Entre los latinos las cosas eran y siguen siendo diferentes. Gabo estaba allí más que el Gabo universal. No tiene nada que ver con una diferencia en el grado de notoriedad o fama. Se trata del impacto mismo de la palabra escrita. Puedes ser un gran autor sin tener una multitud de lectores. Gabo fue leído, copiado, pirateado. Habríais debido ver cómo sus libros, con cada nueva publicación, se vendían a automovilistas parados en semáforos rojos de Bogotá o Caracas entre productos de primera necesidad como botellas de agua fresca o pañuelos de papel. Y sus entrevistas en la prensa, en todas partes, eran como el eco repetido de una omnipresencia tanto más inquietante cuanto que nunca parecía cansarse.
En su excelente biografía de Gabriel García Márquez, Gerald Martin reporta una afirmación del novelista: «Todos tenemos tres vidas, una vida pública, una vida privada y una vida secreta». En su despliegue como autor y como actor en la vida pública, Gabo siempre ha dado, con razón o sin ella, la impresión de entregar las dos primeras y de que estas dos existencias estaban en perfecta armonía.
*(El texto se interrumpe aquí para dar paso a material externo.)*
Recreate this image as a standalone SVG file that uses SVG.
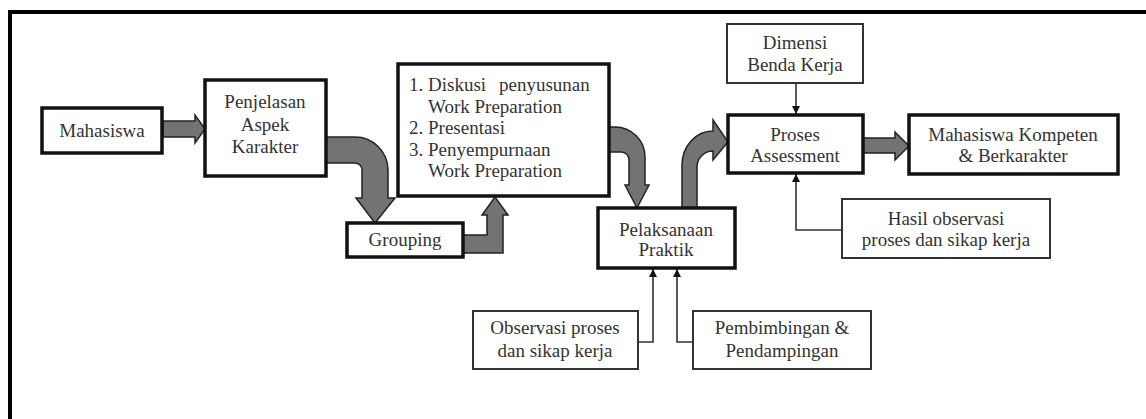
<svg xmlns="http://www.w3.org/2000/svg" width="1146" height="419" viewBox="0 0 1146 419">
<defs>
<style>
.thick{fill:#fff;stroke:#111;stroke-width:3.5}
.thin{fill:#fff;stroke:#333;stroke-width:2}
text{font-family:'Liberation Serif','DejaVu Serif',serif;font-size:19px;fill:#333}
.t{text-anchor:middle}
.fat{fill:#737373;stroke:#222;stroke-width:1.5;stroke-linejoin:miter}
.ln{fill:none;stroke:#333;stroke-width:1.6}
</style>
<marker id="ah" markerWidth="9" markerHeight="9" refX="8" refY="4" orient="auto" markerUnits="userSpaceOnUse">
<path d="M0,0 L8,4 L0,8 Z" fill="#111"/>
</marker>
</defs>
<rect x="0" y="0" width="1146" height="419" fill="#fff"/>
<path d="M10,419 L10,12 L1146,12" fill="none" stroke="#000" stroke-width="4"/>

<g id="connectors">
<path class="fat" d="M163,121 L195,121 L195,115 L205,129 L195,143 L195,137 L163,137 Z"/>
<path class="fat" d="M326,137 L355,137 A33,33 0 0 1 388,170 L388,198 L395,198 L375,223 L356,198 L362,198 L362,170 A7,7 0 0 0 355,163 L326,163 Z"/>
<path class="fat" d="M463,235 L487,235 L487,215 L482,215 L495,197 L508,215 L503,215 L503,253 L463,253 Z"/>
<path class="fat" d="M609,127 L615,127 A30,30 0 0 1 645,157 L645,185 L649,185 L637,208 L625,185 L629,185 L629,160 A8,8 0 0 0 621,152 L609,152 Z"/>
<path class="fat" d="M682,208 L682,165 A31,34 0 0 1 713,131 L713,120 L728,142 L713,160 L713,151 A16,16 0 0 0 697,167 L697,208 Z"/>
<path class="fat" d="M863,138 L895,138 L895,132 L909,146 L895,160 L895,153 L863,153 Z"/>
<path class="ln" d="M796,83 L796,114" marker-end="url(#ah)"/>
<path class="ln" d="M842,230 L796,230 L796,174" marker-end="url(#ah)"/>
<path class="ln" d="M638,342 L653,342 L653,269" marker-end="url(#ah)"/>
<path class="ln" d="M693,342 L677,342 L677,269" marker-end="url(#ah)"/>
</g>

<g id="n-mahasiswa">
<rect class="thick" x="42" y="108" width="120" height="45"/>
<text class="t" x="102" y="137" font-family="Liberation Serif, serif">Mahasiswa</text>
</g>
<g id="n-penjelasan">
<rect class="thick" x="205" y="80" width="121" height="96"/>
<text class="t" x="265" y="108">Penjelasan</text>
<text class="t" x="265" y="131">Aspek</text>
<text class="t" x="265" y="153">Karakter</text>
</g>
<g id="n-grouping">
<rect class="thick" x="347" y="223" width="116" height="34"/>
<text class="t" x="405" y="246">Grouping</text>
</g>
<g id="n-list">
<rect class="thick" x="398" y="64" width="211" height="132"/>
<text x="409" y="91">1. Diskusi</text>
<text x="499" y="91">penyusunan</text>
<text x="428" y="112.5">Work Preparation</text>
<text x="409" y="134">2. Presentasi</text>
<text x="409" y="155.5">3. Penyempurnaan</text>
<text x="428" y="177">Work Preparation</text>
</g>
<g id="n-pelaksanaan">
<rect class="thick" x="598" y="208" width="137" height="60"/>
<text class="t" x="666" y="236">Pelaksanaan</text>
<text class="t" x="666" y="256">Praktik</text>
</g>
<g id="n-dimensi">
<rect class="thin" x="727" y="24" width="136" height="59"/>
<text class="t" x="795" y="49">Dimensi</text>
<text class="t" x="795" y="71">Benda Kerja</text>
</g>
<g id="n-proses">
<rect class="thick" x="728" y="115" width="135" height="58"/>
<text class="t" x="795" y="141">Proses</text>
<text class="t" x="795" y="162">Assessment</text>
</g>
<g id="n-kompeten">
<rect class="thick" x="909" y="115" width="209" height="59"/>
<text class="t" x="1013" y="141">Mahasiswa Kompeten</text>
<text class="t" x="1013" y="162">&amp; Berkarakter</text>
</g>
<g id="n-hasil">
<rect class="thin" x="842" y="199" width="208" height="59"/>
<text class="t" x="946" y="225">Hasil observasi</text>
<text class="t" x="946" y="246">proses dan sikap kerja</text>
</g>
<g id="n-observasi">
<rect class="thin" x="473" y="311" width="165" height="58"/>
<text class="t" x="555" y="334">Observasi proses</text>
<text class="t" x="555" y="357">dan sikap kerja</text>
</g>
<g id="n-pembimbingan">
<rect class="thin" x="693" y="311" width="178" height="58"/>
<text class="t" x="782" y="334">Pembimbingan &amp;</text>
<text class="t" x="782" y="357">Pendampingan</text>
</g>
</svg>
Su persona, en todas sus intervenciones, hace la síntesis imposible entre los dos polos de una obra tendida entre el amor y el poder. En él encontramos tanto el poder inextinguible del sentimiento de amor como la aceptación del poder absoluto del caudillo que es el amo en los dominios civil y militar.
En este sentido, el escritor se encontró siempre al mismo nivel que quienes se le acercaban y podían encontrar en él el eco romántico de las palabras de un vallenato o un bolero como la resonancia histórica de tantos líderes que, desde Bolívar, han querido gobernarlo todo en regímenes autoritarios. Novelista de los de abajo, capaz de contar a los de arriba y la misma locura de los hombres de su continente, Gabo es precisamente este caso asombroso de artista que todos podrían escuchar como el eco de lo que desean y ya no quieren aguantar más en un “país de ensueño”.